**Exercise**
Extract the records below word for word and ignore the images.

**Records supplied**
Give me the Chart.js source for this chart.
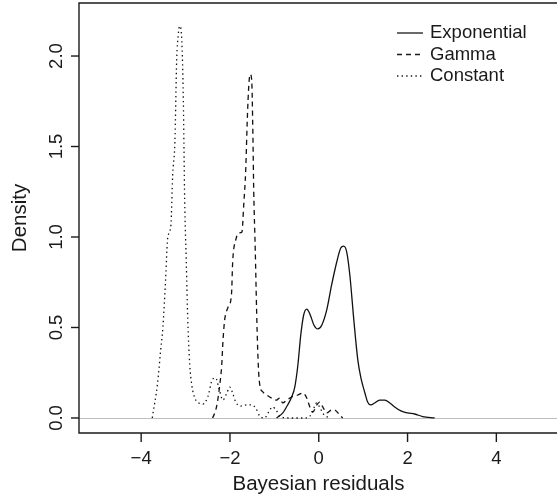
<!DOCTYPE html>
<html lang="en">
<head>
  <meta charset="UTF-8">
  <title>Bayesian residuals density</title>
  <style>
    body { margin: 0; background: #fff; }
    canvas { display: block; }
  </style>
</head>
<body>
  <canvas id="densityChart" width="557" height="496"></canvas>

  <script src="https://cdn.jsdelivr.net/npm/chart.js"></script>
  <script>
    // Density curves
    const expX = [-0.95, -0.81, -0.70, -0.61, -0.54, -0.47, -0.405, -0.34, -0.27, -0.20, -0.11, -0.02, 0.07, 0.18, 0.29, 0.405, 0.495, 0.56, 0.63, 0.70, 0.79, 0.88, 0.96, 1.04, 1.10, 1.17, 1.26, 1.37, 1.49, 1.60, 1.71, 1.85, 2.00, 2.16, 2.34, 2.61];
    const expY = [0.0, 0.028, 0.072, 0.116, 0.171, 0.293, 0.459, 0.569, 0.602, 0.575, 0.514, 0.492, 0.514, 0.597, 0.735, 0.862, 0.939, 0.95, 0.917, 0.79, 0.541, 0.32, 0.21, 0.138, 0.088, 0.072, 0.083, 0.099, 0.099, 0.083, 0.061, 0.039, 0.028, 0.022, 0.008, 0.0];

    const gamX = [-2.39, -2.32, -2.275, -2.23, -2.185, -2.16, -2.12, -2.05, -1.98, -1.96, -1.94, -1.87, -1.80, -1.73, -1.69, -1.645, -1.61, -1.575, -1.545, -1.51, -1.485, -1.465, -1.43, -1.40, -1.375, -1.35, -1.32, -1.26, -1.17, -1.06, -0.95, -0.88, -0.81, -0.72, -0.61, -0.47, -0.36, -0.27, -0.20, -0.135, -0.045, 0.02, 0.09, 0.18, 0.29, 0.36, 0.47, 0.54];
    const gamY = [0.0, 0.044, 0.099, 0.182, 0.293, 0.414, 0.541, 0.608, 0.652, 0.707, 0.856, 0.983, 1.022, 1.028, 1.177, 1.37, 1.646, 1.84, 1.9, 1.867, 1.591, 1.26, 0.928, 0.597, 0.376, 0.238, 0.171, 0.144, 0.127, 0.11, 0.099, 0.11, 0.083, 0.099, 0.116, 0.127, 0.138, 0.11, 0.061, 0.033, 0.072, 0.088, 0.061, 0.028, 0.044, 0.044, 0.017, 0.0];

    const conX = [-3.75, -3.63, -3.56, -3.51, -3.45, -3.42, -3.40, -3.33, -3.29, -3.24, -3.20, -3.165, -3.13, -3.085, -3.05, -3.02, -2.985, -2.95, -2.905, -2.86, -2.79, -2.70, -2.61, -2.50, -2.39, -2.32, -2.25, -2.16, -2.07, -2.005, -1.94, -1.87, -1.76, -1.62, -1.51, -1.42, -1.33, -1.22, -1.13, -1.04, -0.95, -0.86, -0.65, -0.32, -0.20, -0.11, -0.05, 0.02, 0.11, 0.25];
    const conY = [0.0, 0.193, 0.376, 0.503, 0.762, 0.928, 1.0, 1.066, 1.343, 1.525, 1.978, 2.116, 2.166, 2.088, 1.757, 1.204, 0.873, 0.541, 0.293, 0.182, 0.11, 0.083, 0.077, 0.116, 0.215, 0.221, 0.166, 0.099, 0.138, 0.171, 0.138, 0.088, 0.066, 0.072, 0.072, 0.055, 0.011, 0.0, 0.033, 0.061, 0.039, 0.006, 0.0, 0.0, 0.01, 0.055, 0.083, 0.06, 0.02, 0.0];

    const seriesNames = ['Exponential', 'Gamma', 'Constant'];
    const seriesDash = [[], [5, 4], [1.4, 3.2]];
    const xTicks = [-4, -2, 0, 2, 4];
    const yTicks = [0.0, 0.5, 1.0, 1.5, 2.0];
    const xTitle = 'Bayesian residuals';
    const yTitle = 'Density';

    const toPoints = (xs, ys) => xs.map((x, i) => ({ x: x, y: ys[i] }));
    const minus = v => String(v).replace('-', '\u2212');

    // R-like frame, axes, labels and legend drawn on the chart scales
    const rFrame = {
      id: 'rFrame',
      beforeDatasetsDraw(chart) {
        const { ctx, chartArea: a, scales: { y } } = chart;
        const y0 = Math.round(y.getPixelForValue(0)) + 0.5;
        ctx.save();
        ctx.strokeStyle = '#bebebe';
        ctx.lineWidth = 1;
        ctx.beginPath();
        ctx.moveTo(a.left, y0);
        ctx.lineTo(a.right, y0);
        ctx.stroke();
        ctx.restore();
      },
      afterDraw(chart) {
        const { ctx, chartArea: a, scales: { x, y } } = chart;
        ctx.save();
        ctx.strokeStyle = '#1a1a1a';
        ctx.lineWidth = 1.4;
        ctx.beginPath();
        ctx.moveTo(a.right + 2, a.top);
        ctx.lineTo(a.left, a.top);
        ctx.lineTo(a.left, a.bottom);
        ctx.lineTo(a.right + 2, a.bottom);
        ctx.stroke();

        ctx.fillStyle = '#1a1a1a';
        ctx.font = '18.5px "Liberation Sans", Arial, sans-serif';

        // x ticks
        ctx.textAlign = 'center';
        ctx.textBaseline = 'middle';
        xTicks.forEach(v => {
          const px = x.getPixelForValue(v);
          ctx.beginPath();
          ctx.moveTo(px, a.bottom);
          ctx.lineTo(px, a.bottom + 9);
          ctx.stroke();
          ctx.fillText(minus(v), px, a.bottom + 26);
        });

        // y ticks, labels rotated like R
        yTicks.forEach(v => {
          const py = y.getPixelForValue(v);
          ctx.beginPath();
          ctx.moveTo(a.left, py);
          ctx.lineTo(a.left - 8, py);
          ctx.stroke();
          ctx.save();
          ctx.translate(a.left - 22, py);
          ctx.rotate(-Math.PI / 2);
          ctx.fillText(v.toFixed(1), 0, 0);
          ctx.restore();
        });

        // titles
        ctx.font = '20.5px "Liberation Sans", Arial, sans-serif';
        ctx.fillText(xTitle, (a.left + 558) / 2, a.bottom + 51);
        ctx.save();
        ctx.translate(20, (a.top + a.bottom) / 2);
        ctx.rotate(-Math.PI / 2);
        ctx.fillText(yTitle, 0, 0);
        ctx.restore();

        // legend
        ctx.font = '18.5px "Liberation Sans", Arial, sans-serif';
        ctx.textAlign = 'left';
        ctx.lineWidth = 1.3;
        seriesNames.forEach((name, i) => {
          const ly = 33 + i * 21.5;
          ctx.setLineDash(seriesDash[i]);
          ctx.beginPath();
          ctx.moveTo(397, ly);
          ctx.lineTo(423, ly);
          ctx.stroke();
          ctx.setLineDash([]);
          ctx.fillText(name, 430, ly);
        });
        ctx.restore();
      }
    };

    const lineStyle = i => ({
      label: seriesNames[i],
      showLine: true,
      borderColor: '#111',
      borderWidth: 1.3,
      borderDash: seriesDash[i],
      pointRadius: 0,
      cubicInterpolationMode: 'monotone',
      fill: false
    });

    new Chart(document.getElementById('densityChart').getContext('2d'), {
      type: 'scatter',
      data: {
        datasets: [
          Object.assign(lineStyle(0), { data: toPoints(expX, expY) }),
          Object.assign(lineStyle(1), { data: toPoints(gamX, gamY) }),
          Object.assign(lineStyle(2), { data: toPoints(conX, conY) })
        ]
      },
      options: {
        responsive: false,
        animation: false,
        layout: { padding: { left: 79, top: 3, right: 0, bottom: 63 } },
        plugins: { legend: { display: false }, tooltip: { enabled: false } },
        scales: {
          x: { type: 'linear', display: false, min: -5.4, max: 5.366 },
          y: { type: 'linear', display: false, min: -0.083, max: 2.293 }
        }
      },
      plugins: [rFrame]
    });
  </script>
</body>
</html>
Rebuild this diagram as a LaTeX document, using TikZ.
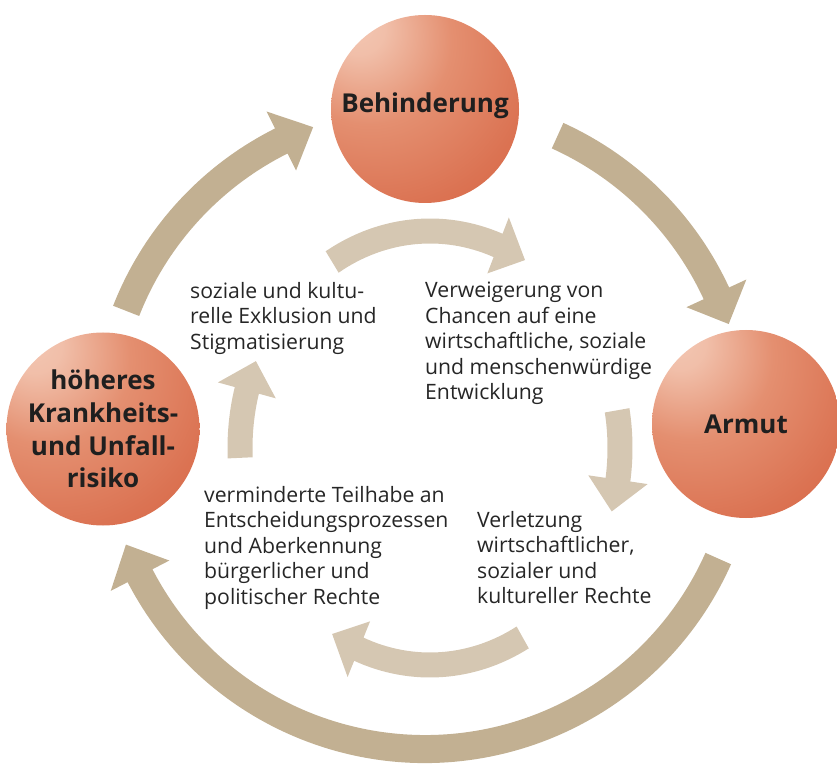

**Answer to this problem**
Give me the Chart.js source for this chart.
<!DOCTYPE html>
<html lang="en">
<head>
  <meta charset="UTF-8">
  <title>Bayesian residuals density</title>
  <style>
    body { margin: 0; background: #fff; }
    canvas { display: block; }
  </style>
</head>
<body>
  <canvas id="densityChart" width="557" height="496"></canvas>

  <script src="https://cdn.jsdelivr.net/npm/chart.js"></script>
  <script>
    // Density curves
    const expX = [-0.95, -0.81, -0.70, -0.61, -0.54, -0.47, -0.405, -0.34, -0.27, -0.20, -0.11, -0.02, 0.07, 0.18, 0.29, 0.405, 0.495, 0.56, 0.63, 0.70, 0.79, 0.88, 0.96, 1.04, 1.10, 1.17, 1.26, 1.37, 1.49, 1.60, 1.71, 1.85, 2.00, 2.16, 2.34, 2.61];
    const expY = [0.0, 0.028, 0.072, 0.116, 0.171, 0.293, 0.459, 0.569, 0.602, 0.575, 0.514, 0.492, 0.514, 0.597, 0.735, 0.862, 0.939, 0.95, 0.917, 0.79, 0.541, 0.32, 0.21, 0.138, 0.088, 0.072, 0.083, 0.099, 0.099, 0.083, 0.061, 0.039, 0.028, 0.022, 0.008, 0.0];

    const gamX = [-2.39, -2.32, -2.275, -2.23, -2.185, -2.16, -2.12, -2.05, -1.98, -1.96, -1.94, -1.87, -1.80, -1.73, -1.69, -1.645, -1.61, -1.575, -1.545, -1.51, -1.485, -1.465, -1.43, -1.40, -1.375, -1.35, -1.32, -1.26, -1.17, -1.06, -0.95, -0.88, -0.81, -0.72, -0.61, -0.47, -0.36, -0.27, -0.20, -0.135, -0.045, 0.02, 0.09, 0.18, 0.29, 0.36, 0.47, 0.54];
    const gamY = [0.0, 0.044, 0.099, 0.182, 0.293, 0.414, 0.541, 0.608, 0.652, 0.707, 0.856, 0.983, 1.022, 1.028, 1.177, 1.37, 1.646, 1.84, 1.9, 1.867, 1.591, 1.26, 0.928, 0.597, 0.376, 0.238, 0.171, 0.144, 0.127, 0.11, 0.099, 0.11, 0.083, 0.099, 0.116, 0.127, 0.138, 0.11, 0.061, 0.033, 0.072, 0.088, 0.061, 0.028, 0.044, 0.044, 0.017, 0.0];

    const conX = [-3.75, -3.63, -3.56, -3.51, -3.45, -3.42, -3.40, -3.33, -3.29, -3.24, -3.20, -3.165, -3.13, -3.085, -3.05, -3.02, -2.985, -2.95, -2.905, -2.86, -2.79, -2.70, -2.61, -2.50, -2.39, -2.32, -2.25, -2.16, -2.07, -2.005, -1.94, -1.87, -1.76, -1.62, -1.51, -1.42, -1.33, -1.22, -1.13, -1.04, -0.95, -0.86, -0.65, -0.32, -0.20, -0.11, -0.05, 0.02, 0.11, 0.25];
    const conY = [0.0, 0.193, 0.376, 0.503, 0.762, 0.928, 1.0, 1.066, 1.343, 1.525, 1.978, 2.116, 2.166, 2.088, 1.757, 1.204, 0.873, 0.541, 0.293, 0.182, 0.11, 0.083, 0.077, 0.116, 0.215, 0.221, 0.166, 0.099, 0.138, 0.171, 0.138, 0.088, 0.066, 0.072, 0.072, 0.055, 0.011, 0.0, 0.033, 0.061, 0.039, 0.006, 0.0, 0.0, 0.01, 0.055, 0.083, 0.06, 0.02, 0.0];

    const seriesNames = ['Exponential', 'Gamma', 'Constant'];
    const seriesDash = [[], [5, 4], [1.4, 3.2]];
    const xTicks = [-4, -2, 0, 2, 4];
    const yTicks = [0.0, 0.5, 1.0, 1.5, 2.0];
    const xTitle = 'Bayesian residuals';
    const yTitle = 'Density';

    const toPoints = (xs, ys) => xs.map((x, i) => ({ x: x, y: ys[i] }));
    const minus = v => String(v).replace('-', '\u2212');

    // R-like frame, axes, labels and legend drawn on the chart scales
    const rFrame = {
      id: 'rFrame',
      beforeDatasetsDraw(chart) {
        const { ctx, chartArea: a, scales: { y } } = chart;
        const y0 = Math.round(y.getPixelForValue(0)) + 0.5;
        ctx.save();
        ctx.strokeStyle = '#bebebe';
        ctx.lineWidth = 1;
        ctx.beginPath();
        ctx.moveTo(a.left, y0);
        ctx.lineTo(a.right, y0);
        ctx.stroke();
        ctx.restore();
      },
      afterDraw(chart) {
        const { ctx, chartArea: a, scales: { x, y } } = chart;
        ctx.save();
        ctx.strokeStyle = '#1a1a1a';
        ctx.lineWidth = 1.4;
        ctx.beginPath();
        ctx.moveTo(a.right + 2, a.top);
        ctx.lineTo(a.left, a.top);
        ctx.lineTo(a.left, a.bottom);
        ctx.lineTo(a.right + 2, a.bottom);
        ctx.stroke();

        ctx.fillStyle = '#1a1a1a';
        ctx.font = '18.5px "Liberation Sans", Arial, sans-serif';

        // x ticks
        ctx.textAlign = 'center';
        ctx.textBaseline = 'middle';
        xTicks.forEach(v => {
          const px = x.getPixelForValue(v);
          ctx.beginPath();
          ctx.moveTo(px, a.bottom);
          ctx.lineTo(px, a.bottom + 9);
          ctx.stroke();
          ctx.fillText(minus(v), px, a.bottom + 26);
        });

        // y ticks, labels rotated like R
        yTicks.forEach(v => {
          const py = y.getPixelForValue(v);
          ctx.beginPath();
          ctx.moveTo(a.left, py);
          ctx.lineTo(a.left - 8, py);
          ctx.stroke();
          ctx.save();
          ctx.translate(a.left - 22, py);
          ctx.rotate(-Math.PI / 2);
          ctx.fillText(v.toFixed(1), 0, 0);
          ctx.restore();
        });

        // titles
        ctx.font = '20.5px "Liberation Sans", Arial, sans-serif';
        ctx.fillText(xTitle, (a.left + 558) / 2, a.bottom + 51);
        ctx.save();
        ctx.translate(20, (a.top + a.bottom) / 2);
        ctx.rotate(-Math.PI / 2);
        ctx.fillText(yTitle, 0, 0);
        ctx.restore();

        // legend
        ctx.font = '18.5px "Liberation Sans", Arial, sans-serif';
        ctx.textAlign = 'left';
        ctx.lineWidth = 1.3;
        seriesNames.forEach((name, i) => {
          const ly = 33 + i * 21.5;
          ctx.setLineDash(seriesDash[i]);
          ctx.beginPath();
          ctx.moveTo(397, ly);
          ctx.lineTo(423, ly);
          ctx.stroke();
          ctx.setLineDash([]);
          ctx.fillText(name, 430, ly);
        });
        ctx.restore();
      }
    };

    const lineStyle = i => ({
      label: seriesNames[i],
      showLine: true,
      borderColor: '#111',
      borderWidth: 1.3,
      borderDash: seriesDash[i],
      pointRadius: 0,
      cubicInterpolationMode: 'monotone',
      fill: false
    });

    new Chart(document.getElementById('densityChart').getContext('2d'), {
      type: 'scatter',
      data: {
        datasets: [
          Object.assign(lineStyle(0), { data: toPoints(expX, expY) }),
          Object.assign(lineStyle(1), { data: toPoints(gamX, gamY) }),
          Object.assign(lineStyle(2), { data: toPoints(conX, conY) })
        ]
      },
      options: {
        responsive: false,
        animation: false,
        layout: { padding: { left: 79, top: 3, right: 0, bottom: 63 } },
        plugins: { legend: { display: false }, tooltip: { enabled: false } },
        scales: {
          x: { type: 'linear', display: false, min: -5.4, max: 5.366 },
          y: { type: 'linear', display: false, min: -0.083, max: 2.293 }
        }
      },
      plugins: [rFrame]
    });
  </script>
</body>
</html>
Rebuild this diagram as a LaTeX document, using TikZ.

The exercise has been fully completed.